Rhys liked the bar best at dusk. That was when the light outside went golden, catching on the shelves of liquor like honey sliding over crystal. The soft glow from the pendant lights above turned everything warm and forgiving. Shadows lengthened. Conversations softened. Music — live, slow, always in a minor key — drifted like smoke from the old piano in the corner.
It was the kind of setting that invited secrets. And Rhys had so many of them.

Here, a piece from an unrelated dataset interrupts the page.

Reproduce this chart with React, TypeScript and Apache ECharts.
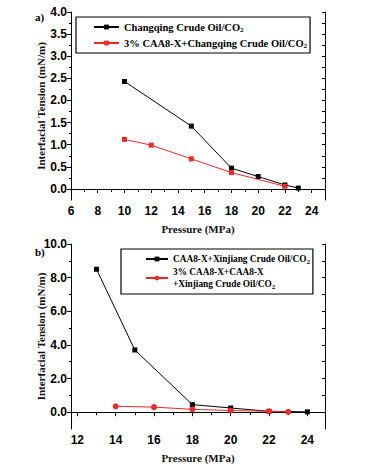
import React, { useEffect, useRef } from "react";
import * as echarts from "echarts";

// ---- Data (a) ----
const aBlackName = "Changqing Crude Oil/CO2";
const aRedName = "3% CAA8-X+Changqing Crude Oil/CO2";
const aBlackX = [10, 15, 18, 20, 22, 23];
const aBlackY = [2.43, 1.42, 0.47, 0.28, 0.09, 0.02];
const aRedX = [10, 12, 15, 18, 22];
const aRedY = [1.12, 0.99, 0.68, 0.37, 0.06];
const aXTicks = [6, 8, 10, 12, 14, 16, 18, 20, 22, 24];
const aXMinor = [7, 9, 11, 13, 15, 17, 19, 21, 23];
const aYTicks = [0, 0.5, 1, 1.5, 2, 2.5, 3, 3.5, 4];
const aYMinor = [0.25, 0.75, 1.25, 1.75, 2.25, 2.75, 3.25, 3.75];

// ---- Data (b) ----
const bBlackName = "CAA8-X+Xinjiang Crude Oil/CO2";
const bRedName = "3% CAA8-X+CAA8-X\n+Xinjiang Crude Oil/CO2";
const bBlackX = [13, 15, 18, 20, 22, 24];
const bBlackY = [8.5, 3.7, 0.45, 0.25, 0.05, 0.02];
const bRedX = [14, 16, 18, 20, 22, 23];
const bRedY = [0.35, 0.3, 0.17, 0.1, 0.05, 0.02];
const bXTicks = [12, 14, 16, 18, 20, 22, 24];
const bXMinor = [13, 15, 17, 19, 21, 23];
const bYTicks = [0, 2, 4, 6, 8, 10];
const bYMinor = [1, 3, 5, 7, 9];

const zip = (xs: number[], ys: number[]) => xs.map((x, i) => [x, ys[i]]);

const RED = "#f0282a";
const SANS = "Liberation Sans";
const SERIF = "Liberation Serif";

export default function App() {
  const ref = useRef<HTMLDivElement>(null);
  useEffect(() => {
    if (!ref.current) return;
    const chart = echarts.init(ref.current, undefined, { renderer: "svg" });

    const grids = [
      { left: 71, top: 12, width: 254, height: 188 },
      { left: 71, top: 244, width: 254, height: 185 },
    ];
    const cfg = [
      { xmin: 6, xmax: 25, ymin: -0.25, ymax: 4, xt: aXTicks, xm: aXMinor, yt: aYTicks, ym: aYMinor },
      { xmin: 11.67, xmax: 24.92, ymin: -1, ymax: 10, xt: bXTicks, xm: bXMinor, yt: bYTicks, ym: bYMinor },
    ];

    const xAxes: any[] = [];
    const yAxes: any[] = [];
    cfg.forEach((c, g) => {
      const base = { type: "value", gridIndex: g, min: c.xmin, max: c.xmax, splitLine: { show: false } };
      xAxes.push({
        ...base,
        position: "bottom",
        name: "Pressure (MPa)",
        nameLocation: "middle",
        nameGap: 23,
        nameMoveOverlap: false,
        nameTextStyle: { fontFamily: SERIF, fontWeight: "bold", fontSize: 11, color: "#111" },
        axisLine: { show: true, lineStyle: { color: "#000", width: 1 } },
        axisTick: { show: true, inside: false, length: 4, customValues: c.xt, lineStyle: { color: "#000" } },
        axisLabel: { show: true, customValues: c.xt, fontFamily: SANS, fontWeight: "bold", fontSize: 12, color: "#000", margin: 5, formatter: (v: number) => String(v) },
      });
      xAxes.push({
        ...base,
        position: "bottom",
        axisLine: { show: false },
        axisTick: { show: true, inside: false, length: 2, customValues: c.xm, lineStyle: { color: "#000" } },
        axisLabel: { show: false },
      });
      xAxes.push({
        ...base,
        position: "top",
        axisLine: { show: true, lineStyle: { color: "#000", width: 1 } },
        axisTick: { show: true, inside: true, length: 3, customValues: c.xt.concat(c.xm), lineStyle: { color: "#000" } },
        axisLabel: { show: false },
      });
      const ybase = { type: "value", gridIndex: g, min: c.ymin, max: c.ymax, splitLine: { show: false } };
      yAxes.push({
        ...ybase,
        position: "left",
        name: "Interfacial Tension (mN/m)",
        nameLocation: "middle",
        nameGap: 25,
        nameMoveOverlap: false,
        nameTextStyle: { fontFamily: SERIF, fontWeight: "bold", fontSize: 11, color: "#111" },
        axisLine: { show: true, lineStyle: { color: "#000", width: 1 } },
        axisTick: { show: true, inside: false, length: 4, customValues: c.yt, lineStyle: { color: "#000" } },
        axisLabel: { show: true, customValues: c.yt, fontFamily: SANS, fontWeight: "bold", fontSize: 12, color: "#000", margin: 4, formatter: (v: number) => v.toFixed(1) },
      });
      yAxes.push({
        ...ybase,
        position: "left",
        axisLine: { show: false },
        axisTick: { show: true, inside: false, length: 2, customValues: c.ym, lineStyle: { color: "#000" } },
        axisLabel: { show: false },
      });
      yAxes.push({
        ...ybase,
        position: "right",
        axisLine: { show: true, lineStyle: { color: "#000", width: 1 } },
        axisTick: { show: true, inside: true, length: 3, customValues: c.yt.concat(c.ym), lineStyle: { color: "#000" } },
        axisLabel: { show: false },
      });
    });

    const sub = (name: string) => name.replace(/CO2$/, "CO{sub|2}");
    const mkLegendText = (fs: number) => ({
      fontFamily: SERIF,
      fontWeight: "bold",
      fontSize: fs,
      color: "#000",
      lineHeight: 12,
      rich: {
        sub: { fontFamily: SERIF, fontWeight: "bold", fontSize: 7, color: "#000", verticalAlign: "bottom", padding: [5, 0, 0, 0] },
      },
    });

    const lineSeries = (name: string, data: number[][], g: number, color: string, symbol: string) => ({
      type: "line",
      name,
      data,
      xAxisIndex: g * 3,
      yAxisIndex: g * 3,
      symbol,
      symbolSize: symbol === "circle" ? 6 : 5,
      showSymbol: true,
      lineStyle: { color, width: 1 },
      itemStyle: { color },
      z: color === RED ? 3 : 2,
    });

    chart.setOption({
      animation: false,
      backgroundColor: "#fff",
      grid: grids,
      xAxis: xAxes,
      yAxis: yAxes,
      legend: [
        {
          data: [aBlackName, aRedName],
          orient: "vertical",
          left: 76,
          top: 17,
          padding: [4, 3, 4, 17],
          itemGap: 4,
          itemWidth: 25,
          itemHeight: 6,
          itemTextGap: 2,
          borderColor: "#000",
          borderWidth: 1.2,
          formatter: sub,
          textStyle: mkLegendText(10.5),
        },
        {
          data: [bBlackName, bRedName],
          orient: "vertical",
          left: 121,
          top: 249,
          padding: [4, 3, 4, 24],
          itemGap: 1,
          itemWidth: 22,
          itemHeight: 6,
          itemTextGap: 2,
          borderColor: "#000",
          borderWidth: 1.2,
          formatter: sub,
          textStyle: mkLegendText(9.3),
        },
      ],
      graphic: [
        { type: "text", left: 35, top: 11, style: { text: "a)", fontFamily: SERIF, fontWeight: "bold", fontSize: 11, fill: "#000" } },
        { type: "text", left: 35, top: 246, style: { text: "b)", fontFamily: SERIF, fontWeight: "bold", fontSize: 11, fill: "#000" } },
      ],
      series: [
        lineSeries(aBlackName, zip(aBlackX, aBlackY), 0, "#000", "rect"),
        lineSeries(aRedName, zip(aRedX, aRedY), 0, RED, "rect"),
        lineSeries(bBlackName, zip(bBlackX, bBlackY), 1, "#000", "rect"),
        lineSeries(bRedName, zip(bRedX, bRedY), 1, RED, "circle"),
      ],
    });
    return () => chart.dispose();
  }, []);
  return <div ref={ref} style={{ position: "fixed", left: 0, top: 0, width: 373, height: 464, background: "#fff" }} />;
}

He wiped down the counter for the fifth time that hour. Not because it needed it, but because {{user}} was due in. They always came around this time — like clockwork, like ritual — and he couldn’t afford to be doing nothing when they walked in. Even if they never really looked at him like he wanted. Even if they had no idea just how often he changed shifts to catch these tiny slices of shared space.
The door chimed.
There.
His heart kicked up in his chest like it always did, too fast, too sharp. His hand slowed, then stilled completely.
They looked… good tonight. He catalogued every detail automatically — the way the light brushed the edge of their cheekbone, the color they wore, the tired slant of their shoulders. Rhys didn’t smile. He rarely did. But his grip tightened on the rag, and the familiar coil of heat settled low in his gut.

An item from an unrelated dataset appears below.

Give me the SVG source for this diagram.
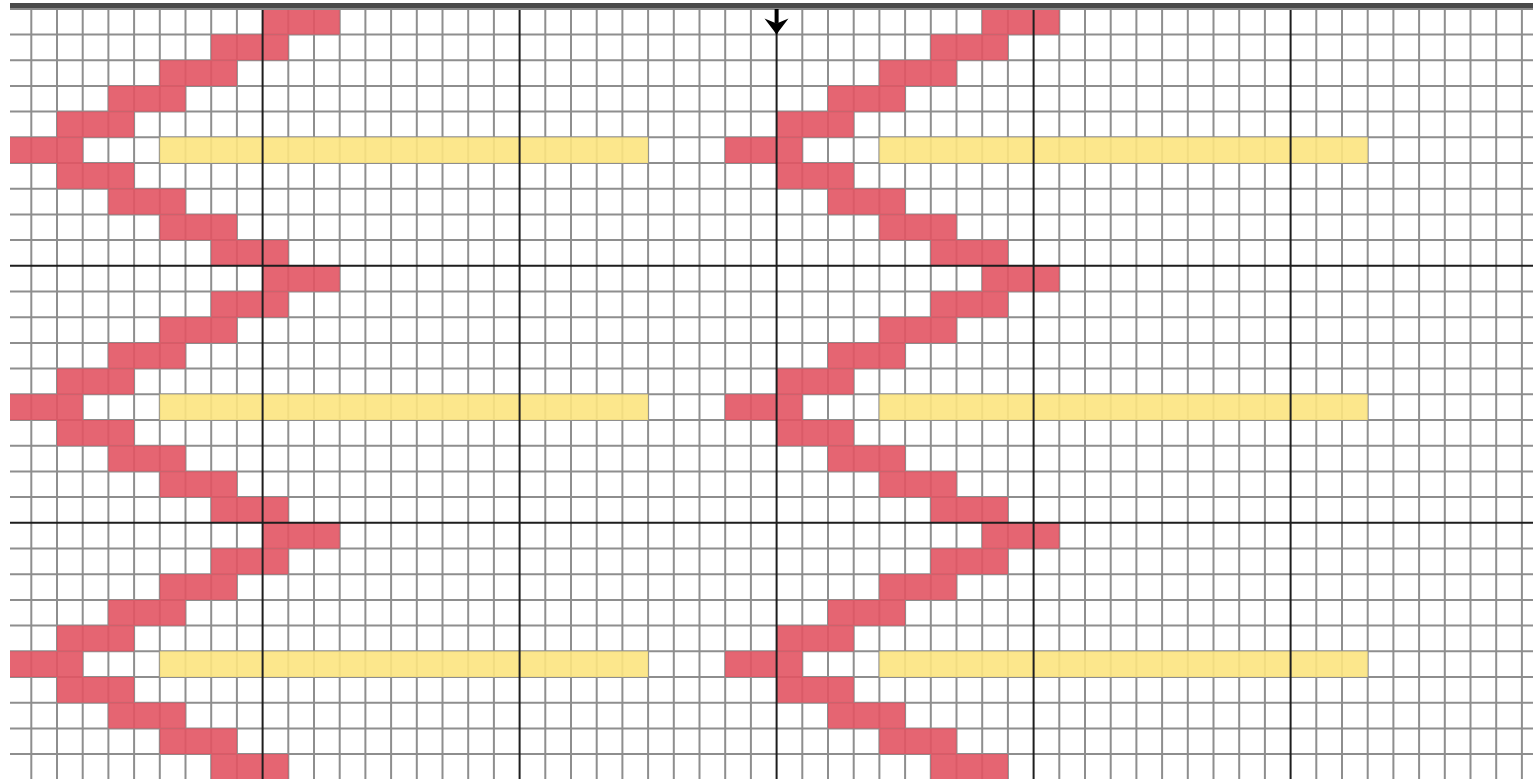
<svg xmlns="http://www.w3.org/2000/svg" xmlns:xlink="http://www.w3.org/1999/xlink" width="1533" height="779" viewBox="0 0 1533 779">
<style>
.minor{stroke:#8e8e8e;stroke-width:2;fill:none}
.major{stroke:#1e1e1e;stroke-width:2;fill:none}
.pink{fill:rgb(226,84,99);fill-opacity:0.9}
.yellow{fill:rgb(252,228,128);fill-opacity:0.9}
</style>
<defs>
<g id="block">
<rect class="pink" x="262.6" y="0" width="77.1" height="25.7"/>
<rect class="pink" x="211.2" y="25.7" width="77.1" height="25.7"/>
<rect class="pink" x="159.8" y="51.4" width="77.1" height="25.7"/>
<rect class="pink" x="108.4" y="77.1" width="77.1" height="25.7"/>
<rect class="pink" x="57.0" y="102.8" width="77.1" height="25.7"/>
<rect class="pink" x="5.6" y="128.5" width="77.1" height="25.7"/>
<rect class="yellow" x="159.8" y="128.5" width="488.3" height="25.7"/>
<rect class="pink" x="57.0" y="154.2" width="77.1" height="25.7"/>
<rect class="pink" x="108.4" y="179.9" width="77.1" height="25.7"/>
<rect class="pink" x="159.8" y="205.6" width="77.1" height="25.7"/>
<rect class="pink" x="211.2" y="231.3" width="77.1" height="25.7"/>
</g>
</defs>
<rect x="0" y="0" width="1533" height="779" fill="#ffffff"/>
<g id="minor-grid">
<path class="minor" d="M31.3 8V779M57.0 8V779M82.7 8V779M108.4 8V779M134.1 8V779M159.8 8V779M185.5 8V779M211.2 8V779M236.9 8V779M288.3 8V779M314.0 8V779M339.7 8V779M365.4 8V779M391.1 8V779M416.8 8V779M442.5 8V779M468.2 8V779M493.9 8V779M545.3 8V779M571.0 8V779M596.7 8V779M622.4 8V779M648.1 8V779M673.8 8V779M699.5 8V779M725.2 8V779M750.9 8V779M802.3 8V779M828.0 8V779M853.7 8V779M879.4 8V779M905.1 8V779M930.8 8V779M956.5 8V779M982.2 8V779M1007.9 8V779M1059.3 8V779M1085.0 8V779M1110.7 8V779M1136.4 8V779M1162.1 8V779M1187.8 8V779M1213.5 8V779M1239.2 8V779M1264.9 8V779M1316.3 8V779M1342.0 8V779M1367.7 8V779M1393.4 8V779M1419.1 8V779M1444.8 8V779M1470.5 8V779M1496.2 8V779M1521.9 8V779"/>
<path class="minor" d="M10 34.5H1533M10 60.2H1533M10 85.9H1533M10 111.6H1533M10 137.3H1533M10 163.0H1533M10 188.7H1533M10 214.4H1533M10 240.1H1533M10 291.5H1533M10 317.2H1533M10 342.9H1533M10 368.6H1533M10 394.3H1533M10 420.0H1533M10 445.7H1533M10 471.4H1533M10 497.1H1533M10 548.5H1533M10 574.2H1533M10 599.9H1533M10 625.6H1533M10 651.3H1533M10 677.0H1533M10 702.7H1533M10 728.4H1533M10 754.1H1533"/>
</g>
<g id="stitches">
<use xlink:href="#block" href="#block" transform="translate(0,8.8)"/>
<use xlink:href="#block" href="#block" transform="translate(0,265.8)"/>
<use xlink:href="#block" href="#block" transform="translate(0,522.8)"/>
<use xlink:href="#block" href="#block" transform="translate(719.6,8.8)"/>
<use xlink:href="#block" href="#block" transform="translate(719.6,265.8)"/>
<use xlink:href="#block" href="#block" transform="translate(719.6,522.8)"/>
</g>
<g id="major-grid">
<path class="major" d="M262.6 8V779M519.6 8V779M776.6 8V779M1033.6 8V779M1290.6 8V779M10 265.8H1533M10 522.8H1533"/>
</g>
<rect x="0" y="0" width="10" height="779" fill="#ffffff"/>
<g id="top-bar">
<rect x="10" y="3" width="1523" height="5" fill="#4a4a4a"/>
<rect x="10" y="8" width="1523" height="2" fill="#8a8a8a"/>
</g>
<g id="marker-arrow">
<rect x="774.6" y="9" width="4" height="14" fill="#000000"/>
<polygon points="764.5,18.5 776.6,23.5 788.5,18.5 779,31 776.6,35 774,31" fill="#000000"/>
</g>
</svg>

He kept his voice even as he greeted them. Calm. Charismatic. Nothing strange. Nothing to alarm them. Because they couldn’t know.

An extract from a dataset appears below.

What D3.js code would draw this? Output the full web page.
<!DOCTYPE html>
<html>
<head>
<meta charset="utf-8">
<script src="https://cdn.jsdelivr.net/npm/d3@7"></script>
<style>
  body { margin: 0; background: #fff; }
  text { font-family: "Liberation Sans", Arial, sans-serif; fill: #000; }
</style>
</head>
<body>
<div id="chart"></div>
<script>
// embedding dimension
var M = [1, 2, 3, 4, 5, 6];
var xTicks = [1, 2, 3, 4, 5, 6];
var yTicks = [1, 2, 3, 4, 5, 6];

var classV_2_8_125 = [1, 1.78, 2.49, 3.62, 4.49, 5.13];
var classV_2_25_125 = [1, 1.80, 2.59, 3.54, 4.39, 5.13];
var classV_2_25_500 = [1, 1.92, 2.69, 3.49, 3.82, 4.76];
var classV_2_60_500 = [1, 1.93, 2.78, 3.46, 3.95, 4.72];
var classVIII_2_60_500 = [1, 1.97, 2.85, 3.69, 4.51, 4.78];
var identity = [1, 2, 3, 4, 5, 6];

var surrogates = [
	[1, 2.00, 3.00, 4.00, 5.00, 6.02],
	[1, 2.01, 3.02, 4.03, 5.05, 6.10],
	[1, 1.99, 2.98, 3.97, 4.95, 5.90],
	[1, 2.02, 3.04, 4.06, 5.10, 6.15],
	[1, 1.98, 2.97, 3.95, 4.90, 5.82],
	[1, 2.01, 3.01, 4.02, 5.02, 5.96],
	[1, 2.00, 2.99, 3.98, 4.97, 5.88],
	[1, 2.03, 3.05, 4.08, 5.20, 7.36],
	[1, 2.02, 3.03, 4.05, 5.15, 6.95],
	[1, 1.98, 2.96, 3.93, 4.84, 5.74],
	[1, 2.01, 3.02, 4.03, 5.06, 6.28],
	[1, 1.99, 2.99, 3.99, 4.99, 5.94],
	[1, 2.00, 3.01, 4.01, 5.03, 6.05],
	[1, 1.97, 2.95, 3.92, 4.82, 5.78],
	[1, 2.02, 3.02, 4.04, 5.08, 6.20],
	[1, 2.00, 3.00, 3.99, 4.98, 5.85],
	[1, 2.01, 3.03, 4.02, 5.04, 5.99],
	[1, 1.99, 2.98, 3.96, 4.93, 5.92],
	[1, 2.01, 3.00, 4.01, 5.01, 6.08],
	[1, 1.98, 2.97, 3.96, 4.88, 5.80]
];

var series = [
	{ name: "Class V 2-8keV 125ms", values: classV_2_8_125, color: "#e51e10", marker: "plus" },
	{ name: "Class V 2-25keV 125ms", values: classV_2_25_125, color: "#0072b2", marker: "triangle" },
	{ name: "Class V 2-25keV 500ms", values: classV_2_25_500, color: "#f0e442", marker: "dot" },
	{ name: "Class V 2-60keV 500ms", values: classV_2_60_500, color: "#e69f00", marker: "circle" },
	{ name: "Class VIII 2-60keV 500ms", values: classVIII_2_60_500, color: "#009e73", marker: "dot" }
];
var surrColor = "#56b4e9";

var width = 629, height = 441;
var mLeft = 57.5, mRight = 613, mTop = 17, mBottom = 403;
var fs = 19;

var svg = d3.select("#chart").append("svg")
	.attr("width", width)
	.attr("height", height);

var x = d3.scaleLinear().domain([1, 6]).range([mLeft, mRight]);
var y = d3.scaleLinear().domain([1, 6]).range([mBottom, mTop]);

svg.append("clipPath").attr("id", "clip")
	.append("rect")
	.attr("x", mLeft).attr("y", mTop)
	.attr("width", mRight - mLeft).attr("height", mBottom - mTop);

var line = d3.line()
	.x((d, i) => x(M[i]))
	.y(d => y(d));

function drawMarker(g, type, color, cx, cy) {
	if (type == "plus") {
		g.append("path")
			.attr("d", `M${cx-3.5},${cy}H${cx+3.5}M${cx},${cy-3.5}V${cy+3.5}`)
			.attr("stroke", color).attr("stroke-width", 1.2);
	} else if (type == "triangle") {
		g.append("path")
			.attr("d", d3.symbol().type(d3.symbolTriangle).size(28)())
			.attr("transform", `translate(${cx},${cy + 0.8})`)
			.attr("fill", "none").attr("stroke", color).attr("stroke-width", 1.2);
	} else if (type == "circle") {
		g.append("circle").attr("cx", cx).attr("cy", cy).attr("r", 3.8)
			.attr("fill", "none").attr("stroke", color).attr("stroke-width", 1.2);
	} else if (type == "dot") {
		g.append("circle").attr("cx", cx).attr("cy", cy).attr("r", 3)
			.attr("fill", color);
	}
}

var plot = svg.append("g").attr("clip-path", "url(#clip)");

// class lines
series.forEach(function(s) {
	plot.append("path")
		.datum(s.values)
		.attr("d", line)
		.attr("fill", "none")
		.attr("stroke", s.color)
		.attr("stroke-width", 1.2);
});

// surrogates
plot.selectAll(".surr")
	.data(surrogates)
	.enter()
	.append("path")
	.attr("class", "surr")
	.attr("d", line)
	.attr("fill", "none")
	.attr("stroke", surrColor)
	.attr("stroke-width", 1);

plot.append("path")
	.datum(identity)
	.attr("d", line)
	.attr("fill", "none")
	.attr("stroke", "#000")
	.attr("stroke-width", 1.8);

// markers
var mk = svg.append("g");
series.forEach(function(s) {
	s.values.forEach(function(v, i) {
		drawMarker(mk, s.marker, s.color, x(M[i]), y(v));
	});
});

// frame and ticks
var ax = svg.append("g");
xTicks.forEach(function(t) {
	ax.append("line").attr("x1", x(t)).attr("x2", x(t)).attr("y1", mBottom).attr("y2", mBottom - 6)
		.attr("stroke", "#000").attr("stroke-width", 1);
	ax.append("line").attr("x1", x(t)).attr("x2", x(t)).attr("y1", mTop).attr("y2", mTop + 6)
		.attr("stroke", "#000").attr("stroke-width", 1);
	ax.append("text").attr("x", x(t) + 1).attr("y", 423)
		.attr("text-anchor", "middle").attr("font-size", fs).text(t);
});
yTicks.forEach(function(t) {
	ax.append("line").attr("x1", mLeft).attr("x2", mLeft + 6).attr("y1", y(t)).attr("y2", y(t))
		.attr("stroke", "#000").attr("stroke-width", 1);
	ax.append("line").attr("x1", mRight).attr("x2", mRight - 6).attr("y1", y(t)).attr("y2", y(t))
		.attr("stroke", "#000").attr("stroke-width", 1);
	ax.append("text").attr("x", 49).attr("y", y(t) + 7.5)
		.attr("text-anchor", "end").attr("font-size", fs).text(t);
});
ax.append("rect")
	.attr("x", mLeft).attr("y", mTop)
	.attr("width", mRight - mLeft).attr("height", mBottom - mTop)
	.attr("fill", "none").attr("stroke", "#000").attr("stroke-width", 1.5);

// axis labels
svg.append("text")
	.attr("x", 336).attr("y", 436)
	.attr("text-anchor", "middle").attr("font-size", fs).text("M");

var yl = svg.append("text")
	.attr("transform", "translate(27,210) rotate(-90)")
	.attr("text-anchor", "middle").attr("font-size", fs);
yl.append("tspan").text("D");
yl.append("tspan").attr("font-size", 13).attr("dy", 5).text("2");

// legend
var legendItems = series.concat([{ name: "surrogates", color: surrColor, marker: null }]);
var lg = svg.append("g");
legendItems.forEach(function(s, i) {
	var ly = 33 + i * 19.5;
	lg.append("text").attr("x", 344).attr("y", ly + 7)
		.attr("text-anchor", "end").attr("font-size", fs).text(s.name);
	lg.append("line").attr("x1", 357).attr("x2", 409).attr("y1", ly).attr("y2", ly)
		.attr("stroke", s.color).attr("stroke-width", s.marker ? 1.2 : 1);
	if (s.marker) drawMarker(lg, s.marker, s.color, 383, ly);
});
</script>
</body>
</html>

Not about the tattoo on the back of his ring finger — their initial, etched in fine black ink, hidden under gloves when he worked.
Not about the way he rerouted all his deliveries to pass by their street.
Not about the things he would do to keep them safe.
And yet…
It always broke, eventually. The mask. The control.
Like tonight.
It started with a laugh — the wrong kind. Drunken. Slurred. Belonging to a man who’d been getting too loud at the far end of the bar. Rhys had been watching him for the past fifteen minutes, casually wiping glasses, eyes flicking to the mirror behind the counter to keep tabs.
The moment he saw that bastard’s hand brush against {{user}}’s back — saw {{user}} freeze for half a second, startled — something in Rhys snapped.
There was no warning.
One second he was behind the bar, and the next, he was on it — vaulting over with a speed that scattered stools and made drinks topple.
The man barely had time to turn before Rhys grabbed him by the collar and slammed his face down onto the polished wood of the counter. The sickening crunch of bone and shattering glass rang out, followed by a stunned silence.
People gasped. Chairs scraped. The pianist stopped playing.
Blood dripped onto the bar.
“How dare you lay your filthy hand on my property,” Rhys growled — low, lethal. His voice didn’t rise. It didn’t need to.
He felt the room pull away from him like the eye of a storm. Like they all knew, somehow, that this wasn’t just a protective bartender. This was something else. Something unhinged.
The man groaned beneath him, gurgling through broken teeth. Rhys didn’t move. Not until he caught a flicker of motion — {{user}}, a step back, shock written in the angle of their body.
Only then did Rhys let go, wiping his blood-slick fingers on his apron like nothing had happened.
This wasn’t the first time. Wouldn’t be the last.
Once, someone tried to flirt — all innocent charm, light conversation. Rhys had shattered a vodka bottle over the guy’s head so fast no one had even seen him move.
Another time, someone stared too long.
That man left with a dislocated jaw and no memory of how it’d happened.
Rhys didn’t care. He couldn’t care.
Because {{user}} belonged to him.
They just didn’t know it yet.
And Rhys — gentle lover, patient bartender, calculating son of a bitch — could wait.
As long as it took.
He just didn’t promise to stay peaceful while he did.